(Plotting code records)
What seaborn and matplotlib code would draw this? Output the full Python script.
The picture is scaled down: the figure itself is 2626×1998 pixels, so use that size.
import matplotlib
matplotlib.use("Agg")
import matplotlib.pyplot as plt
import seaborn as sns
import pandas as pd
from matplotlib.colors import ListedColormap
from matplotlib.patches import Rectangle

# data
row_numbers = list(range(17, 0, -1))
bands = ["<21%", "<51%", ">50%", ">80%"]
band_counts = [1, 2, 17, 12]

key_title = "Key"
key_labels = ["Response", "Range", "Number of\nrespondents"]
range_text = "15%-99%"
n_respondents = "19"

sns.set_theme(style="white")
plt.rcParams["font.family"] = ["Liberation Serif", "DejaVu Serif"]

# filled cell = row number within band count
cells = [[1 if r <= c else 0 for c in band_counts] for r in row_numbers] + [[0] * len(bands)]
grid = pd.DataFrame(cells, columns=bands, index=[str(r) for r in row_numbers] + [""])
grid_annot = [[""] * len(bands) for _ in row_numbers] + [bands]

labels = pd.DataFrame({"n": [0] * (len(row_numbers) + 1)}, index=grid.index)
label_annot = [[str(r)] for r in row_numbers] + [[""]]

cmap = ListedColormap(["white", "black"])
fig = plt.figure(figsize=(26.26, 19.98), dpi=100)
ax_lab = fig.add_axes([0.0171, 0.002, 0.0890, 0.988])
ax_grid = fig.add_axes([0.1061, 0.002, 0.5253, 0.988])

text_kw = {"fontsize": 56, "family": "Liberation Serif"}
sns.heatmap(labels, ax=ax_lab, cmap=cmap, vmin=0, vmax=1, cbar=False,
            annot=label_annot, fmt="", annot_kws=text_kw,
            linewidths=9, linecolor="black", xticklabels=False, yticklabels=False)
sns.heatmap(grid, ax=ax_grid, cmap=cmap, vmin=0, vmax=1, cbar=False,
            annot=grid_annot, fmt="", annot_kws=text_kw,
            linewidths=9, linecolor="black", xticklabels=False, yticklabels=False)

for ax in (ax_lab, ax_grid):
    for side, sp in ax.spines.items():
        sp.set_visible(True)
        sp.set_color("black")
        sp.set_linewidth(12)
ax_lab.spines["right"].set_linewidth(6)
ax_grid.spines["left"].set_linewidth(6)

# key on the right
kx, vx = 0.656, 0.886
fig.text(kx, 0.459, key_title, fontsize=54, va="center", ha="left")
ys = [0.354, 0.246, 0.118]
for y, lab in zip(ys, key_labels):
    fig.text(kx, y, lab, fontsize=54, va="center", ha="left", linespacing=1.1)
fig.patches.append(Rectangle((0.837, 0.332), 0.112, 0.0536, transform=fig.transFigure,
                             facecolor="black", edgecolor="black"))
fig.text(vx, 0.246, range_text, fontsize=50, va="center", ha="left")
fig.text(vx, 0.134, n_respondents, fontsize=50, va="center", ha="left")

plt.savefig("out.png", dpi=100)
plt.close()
* * *
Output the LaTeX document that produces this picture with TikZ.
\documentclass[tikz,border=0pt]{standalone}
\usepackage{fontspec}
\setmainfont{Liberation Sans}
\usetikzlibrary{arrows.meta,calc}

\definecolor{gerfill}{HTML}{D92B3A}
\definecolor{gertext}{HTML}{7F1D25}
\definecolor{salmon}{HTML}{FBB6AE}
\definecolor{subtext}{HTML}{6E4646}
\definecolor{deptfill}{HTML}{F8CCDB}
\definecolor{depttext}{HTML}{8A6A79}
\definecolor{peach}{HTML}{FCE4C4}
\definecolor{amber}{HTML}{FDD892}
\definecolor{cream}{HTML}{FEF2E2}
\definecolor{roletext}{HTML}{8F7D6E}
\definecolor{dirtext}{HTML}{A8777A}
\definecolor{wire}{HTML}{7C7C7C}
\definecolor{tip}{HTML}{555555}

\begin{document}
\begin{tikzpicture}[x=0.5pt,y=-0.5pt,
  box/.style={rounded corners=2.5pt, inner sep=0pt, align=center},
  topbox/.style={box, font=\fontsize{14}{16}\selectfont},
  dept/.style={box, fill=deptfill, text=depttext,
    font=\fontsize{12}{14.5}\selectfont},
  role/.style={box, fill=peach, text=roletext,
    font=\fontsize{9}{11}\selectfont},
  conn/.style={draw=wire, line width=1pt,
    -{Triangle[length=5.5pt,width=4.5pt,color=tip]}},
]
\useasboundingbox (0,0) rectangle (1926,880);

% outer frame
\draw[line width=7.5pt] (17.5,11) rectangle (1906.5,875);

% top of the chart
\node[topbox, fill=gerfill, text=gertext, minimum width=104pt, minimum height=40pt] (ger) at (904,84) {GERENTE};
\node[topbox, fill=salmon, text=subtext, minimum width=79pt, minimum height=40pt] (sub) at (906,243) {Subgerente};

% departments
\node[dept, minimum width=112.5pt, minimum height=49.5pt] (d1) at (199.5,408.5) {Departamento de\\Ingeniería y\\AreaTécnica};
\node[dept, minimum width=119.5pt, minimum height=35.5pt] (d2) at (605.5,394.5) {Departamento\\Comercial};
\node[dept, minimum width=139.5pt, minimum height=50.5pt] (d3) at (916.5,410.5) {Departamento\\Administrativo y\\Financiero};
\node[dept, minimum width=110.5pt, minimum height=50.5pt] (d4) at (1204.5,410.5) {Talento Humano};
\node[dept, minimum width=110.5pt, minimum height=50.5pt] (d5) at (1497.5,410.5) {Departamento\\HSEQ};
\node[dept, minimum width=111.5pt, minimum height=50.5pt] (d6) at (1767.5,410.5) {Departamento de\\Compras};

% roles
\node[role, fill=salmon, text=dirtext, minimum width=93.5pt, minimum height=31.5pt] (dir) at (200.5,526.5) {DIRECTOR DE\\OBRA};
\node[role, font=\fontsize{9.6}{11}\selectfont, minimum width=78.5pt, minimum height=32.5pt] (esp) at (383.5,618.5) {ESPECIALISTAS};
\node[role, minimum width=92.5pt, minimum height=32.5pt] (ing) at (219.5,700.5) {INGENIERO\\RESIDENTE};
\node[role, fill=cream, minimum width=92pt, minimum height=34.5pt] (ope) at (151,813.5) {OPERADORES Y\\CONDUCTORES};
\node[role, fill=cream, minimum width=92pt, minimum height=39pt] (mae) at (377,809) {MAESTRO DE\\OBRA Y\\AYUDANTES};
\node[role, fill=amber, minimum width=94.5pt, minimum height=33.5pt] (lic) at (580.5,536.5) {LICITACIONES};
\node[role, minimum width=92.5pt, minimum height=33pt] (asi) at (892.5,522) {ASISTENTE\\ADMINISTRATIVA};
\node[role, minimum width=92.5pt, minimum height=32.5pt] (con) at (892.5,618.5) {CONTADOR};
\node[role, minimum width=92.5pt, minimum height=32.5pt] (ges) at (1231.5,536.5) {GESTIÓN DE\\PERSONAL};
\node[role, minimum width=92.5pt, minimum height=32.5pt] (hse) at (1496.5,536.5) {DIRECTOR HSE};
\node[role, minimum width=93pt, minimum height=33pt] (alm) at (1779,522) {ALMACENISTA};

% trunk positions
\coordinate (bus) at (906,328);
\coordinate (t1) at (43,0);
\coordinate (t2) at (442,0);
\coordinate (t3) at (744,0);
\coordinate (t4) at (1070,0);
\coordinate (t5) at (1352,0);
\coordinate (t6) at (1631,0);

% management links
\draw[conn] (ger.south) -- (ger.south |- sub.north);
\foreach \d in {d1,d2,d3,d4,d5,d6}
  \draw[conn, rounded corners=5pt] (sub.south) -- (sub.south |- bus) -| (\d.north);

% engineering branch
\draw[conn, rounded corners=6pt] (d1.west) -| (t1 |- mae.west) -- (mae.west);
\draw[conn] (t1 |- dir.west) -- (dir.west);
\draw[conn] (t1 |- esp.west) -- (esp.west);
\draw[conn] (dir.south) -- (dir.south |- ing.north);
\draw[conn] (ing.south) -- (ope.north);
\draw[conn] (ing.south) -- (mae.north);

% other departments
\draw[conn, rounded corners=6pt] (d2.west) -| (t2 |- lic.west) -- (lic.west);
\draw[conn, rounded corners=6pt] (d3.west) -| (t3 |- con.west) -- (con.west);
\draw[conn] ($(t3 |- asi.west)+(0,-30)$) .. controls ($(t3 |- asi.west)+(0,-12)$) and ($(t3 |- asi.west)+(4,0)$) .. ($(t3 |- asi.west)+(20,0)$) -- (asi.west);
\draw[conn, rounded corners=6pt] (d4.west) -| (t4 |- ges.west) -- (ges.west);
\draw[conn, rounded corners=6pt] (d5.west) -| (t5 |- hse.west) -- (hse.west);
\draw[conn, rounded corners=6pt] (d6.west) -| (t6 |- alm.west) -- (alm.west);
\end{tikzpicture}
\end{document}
--
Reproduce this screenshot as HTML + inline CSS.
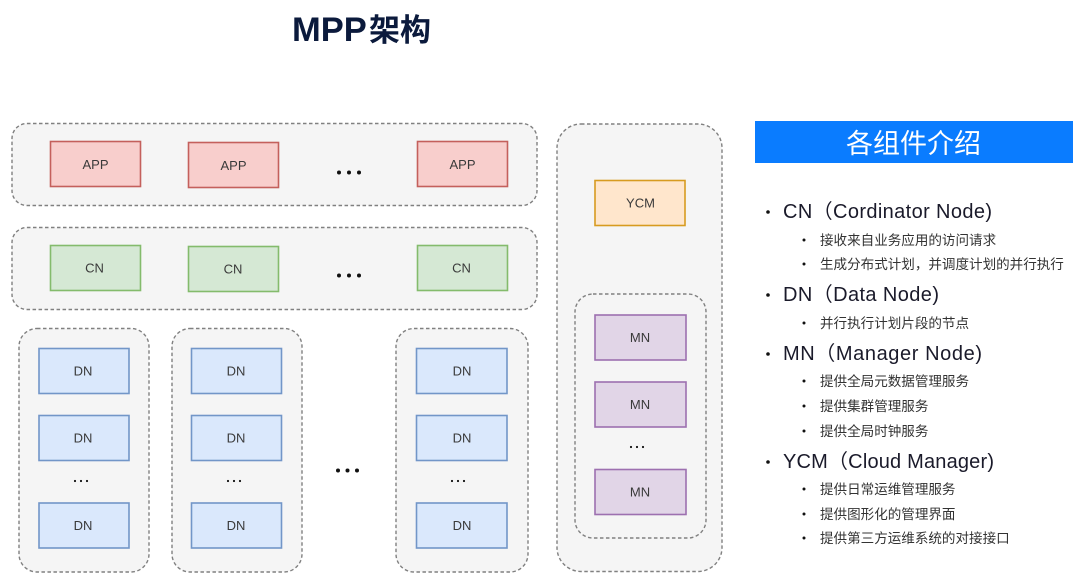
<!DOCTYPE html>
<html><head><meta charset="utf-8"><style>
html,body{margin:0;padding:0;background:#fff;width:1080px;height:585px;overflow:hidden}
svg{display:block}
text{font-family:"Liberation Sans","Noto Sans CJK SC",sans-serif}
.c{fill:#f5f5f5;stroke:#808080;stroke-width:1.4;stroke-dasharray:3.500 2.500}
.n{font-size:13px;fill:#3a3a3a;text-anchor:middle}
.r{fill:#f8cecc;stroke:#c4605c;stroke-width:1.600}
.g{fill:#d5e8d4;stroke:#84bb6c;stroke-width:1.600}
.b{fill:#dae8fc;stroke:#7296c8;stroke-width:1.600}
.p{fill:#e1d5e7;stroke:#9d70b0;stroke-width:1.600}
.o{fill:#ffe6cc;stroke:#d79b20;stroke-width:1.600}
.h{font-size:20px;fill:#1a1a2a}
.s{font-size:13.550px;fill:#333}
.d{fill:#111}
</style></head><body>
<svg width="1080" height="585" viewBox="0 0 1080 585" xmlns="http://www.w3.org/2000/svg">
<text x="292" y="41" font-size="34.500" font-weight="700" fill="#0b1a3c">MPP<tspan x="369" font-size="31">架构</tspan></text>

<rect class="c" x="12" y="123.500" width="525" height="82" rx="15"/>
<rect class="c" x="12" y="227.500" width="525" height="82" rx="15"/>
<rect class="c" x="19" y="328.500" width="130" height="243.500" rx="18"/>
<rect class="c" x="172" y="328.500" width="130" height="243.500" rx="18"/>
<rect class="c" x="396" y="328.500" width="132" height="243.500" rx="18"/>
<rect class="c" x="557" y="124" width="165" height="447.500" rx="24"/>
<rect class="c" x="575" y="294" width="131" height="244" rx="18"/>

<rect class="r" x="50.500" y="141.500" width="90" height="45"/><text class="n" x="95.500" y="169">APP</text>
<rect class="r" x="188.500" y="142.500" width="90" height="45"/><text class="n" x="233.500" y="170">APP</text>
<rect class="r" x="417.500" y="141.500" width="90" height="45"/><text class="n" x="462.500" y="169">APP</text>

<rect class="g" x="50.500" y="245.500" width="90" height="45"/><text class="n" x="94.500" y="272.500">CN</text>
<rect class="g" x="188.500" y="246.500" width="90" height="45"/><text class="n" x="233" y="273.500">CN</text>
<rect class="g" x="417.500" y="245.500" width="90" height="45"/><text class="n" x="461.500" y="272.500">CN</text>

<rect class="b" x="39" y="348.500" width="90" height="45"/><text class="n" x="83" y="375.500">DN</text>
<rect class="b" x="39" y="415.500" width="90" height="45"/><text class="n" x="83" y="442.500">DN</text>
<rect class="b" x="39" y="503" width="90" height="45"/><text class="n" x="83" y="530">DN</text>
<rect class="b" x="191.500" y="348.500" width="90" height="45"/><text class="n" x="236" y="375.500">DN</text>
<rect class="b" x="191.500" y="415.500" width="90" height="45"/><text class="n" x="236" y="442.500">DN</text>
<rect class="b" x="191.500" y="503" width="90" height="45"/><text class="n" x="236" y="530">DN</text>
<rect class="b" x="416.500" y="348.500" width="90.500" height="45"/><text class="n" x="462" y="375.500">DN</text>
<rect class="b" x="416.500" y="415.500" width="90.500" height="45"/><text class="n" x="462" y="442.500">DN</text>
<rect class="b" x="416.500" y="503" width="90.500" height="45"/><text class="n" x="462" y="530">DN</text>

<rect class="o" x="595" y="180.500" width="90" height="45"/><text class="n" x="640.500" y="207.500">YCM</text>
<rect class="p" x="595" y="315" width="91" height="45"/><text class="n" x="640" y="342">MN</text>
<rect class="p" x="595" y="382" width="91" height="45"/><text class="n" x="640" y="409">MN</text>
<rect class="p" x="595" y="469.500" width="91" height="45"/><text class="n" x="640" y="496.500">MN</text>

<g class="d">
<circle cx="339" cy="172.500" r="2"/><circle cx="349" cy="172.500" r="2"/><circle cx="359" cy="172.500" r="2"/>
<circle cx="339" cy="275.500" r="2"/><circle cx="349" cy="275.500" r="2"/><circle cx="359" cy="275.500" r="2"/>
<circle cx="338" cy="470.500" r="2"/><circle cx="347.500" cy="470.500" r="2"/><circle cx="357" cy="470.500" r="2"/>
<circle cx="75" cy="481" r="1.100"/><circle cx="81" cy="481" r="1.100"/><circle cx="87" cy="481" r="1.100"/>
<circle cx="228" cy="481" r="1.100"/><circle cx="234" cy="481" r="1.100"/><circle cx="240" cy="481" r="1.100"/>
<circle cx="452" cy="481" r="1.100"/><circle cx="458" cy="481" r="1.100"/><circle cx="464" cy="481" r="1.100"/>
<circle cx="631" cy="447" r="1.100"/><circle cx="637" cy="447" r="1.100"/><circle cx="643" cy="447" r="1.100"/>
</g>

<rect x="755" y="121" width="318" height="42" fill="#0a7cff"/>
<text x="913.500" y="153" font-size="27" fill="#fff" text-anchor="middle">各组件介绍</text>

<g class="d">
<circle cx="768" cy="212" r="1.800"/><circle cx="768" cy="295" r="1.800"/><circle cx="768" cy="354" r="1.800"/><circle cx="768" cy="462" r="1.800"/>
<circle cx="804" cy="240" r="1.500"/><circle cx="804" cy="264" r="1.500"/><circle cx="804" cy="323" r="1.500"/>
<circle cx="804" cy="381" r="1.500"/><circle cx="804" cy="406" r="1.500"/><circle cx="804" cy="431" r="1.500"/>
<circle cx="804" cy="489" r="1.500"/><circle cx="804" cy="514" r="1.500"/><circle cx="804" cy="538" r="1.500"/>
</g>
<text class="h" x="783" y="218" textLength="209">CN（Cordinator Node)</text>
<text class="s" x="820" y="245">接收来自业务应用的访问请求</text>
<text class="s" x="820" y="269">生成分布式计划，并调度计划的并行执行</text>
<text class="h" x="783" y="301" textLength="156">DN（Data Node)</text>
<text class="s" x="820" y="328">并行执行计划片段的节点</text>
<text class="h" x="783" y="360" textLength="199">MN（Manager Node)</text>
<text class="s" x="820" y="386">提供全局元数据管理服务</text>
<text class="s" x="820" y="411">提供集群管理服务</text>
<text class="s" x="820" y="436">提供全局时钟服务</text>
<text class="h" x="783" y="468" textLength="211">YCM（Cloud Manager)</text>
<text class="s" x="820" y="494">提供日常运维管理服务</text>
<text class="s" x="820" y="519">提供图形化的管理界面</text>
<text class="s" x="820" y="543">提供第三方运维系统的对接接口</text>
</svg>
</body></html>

◆ WHAT NEEDS TO BE DONE:
Print the lines from the line with "The picture is" to the line with "from matplotlib.patches import Rectangle" exactly, and print nothing else. Both of those lines are included.

◆ REPLY:
The picture is scaled down: the figure itself is 2626×1998 pixels, so use that size.
import matplotlib
matplotlib.use("Agg")
import matplotlib.pyplot as plt
import seaborn as sns
import pandas as pd
from matplotlib.colors import ListedColormap
from matplotlib.patches import Rectangle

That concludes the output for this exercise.